A recent change in snare wires for myself led to a fairly obvious lightbulb moment that hadn’t occurred to me before. The wires of a snare drum are the most stressed part of the drum. They are under tension nearly all the time. Even in the case. If you are like me, you NEVER loosen them when you put your drum away. So they can lie under tension for the length of time it takes me to remove it from the case, and not even be played. (Months in some cases).

So as you can imagine, this will tend to dull the wires down and probably fairly quickly (much like guitar strings).

I have a 13×6.5in brass shell, which has die cast hoops and a Powerstroke X (14 mil single ply with a 2 mil underlay to dampen the overtones). Recently I switched my wires over to a Puresound Custom Pro 20 strand wire. It’s a steel wire which is remarkably articulate and just the right amount of dry for me. It’s instantly revived the drum to be much more lively and responsive and has added a little extra projection – which is never a bad thing.

I have also recently switched out some wires on another drum to a Puresound Equalizer 16 strand wire. This wire has the middle 4 wires removed in order to eliminate as much snare buzz as possible whilst still retaining a strong snare sound (it works in conjunction with the snare’s natural acoustics or something).
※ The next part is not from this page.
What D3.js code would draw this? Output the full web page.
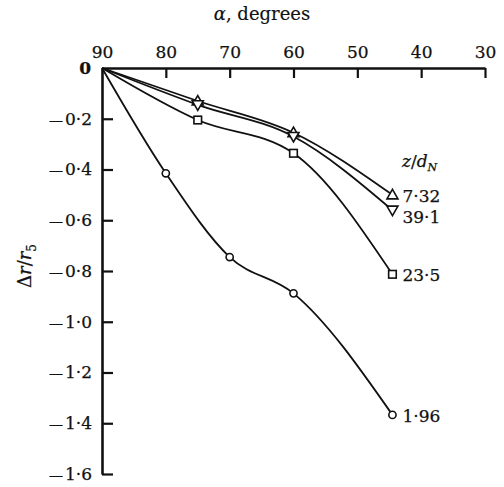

Again it’s totally revived an old drum to sound fresh, articulate and it responds under my hands like never before.

So there you have it. A few different ways that you can spice up your snare drum sound, without going too crazy. Try them out, experiment with different head/wire choices or hoop choices. Stuart Copeland famously had different hoops top and bottom of his drum (die cast top, triple flanged bottom). See what works for you. You never know what lease of life it’ll breathe into your drum and your playing.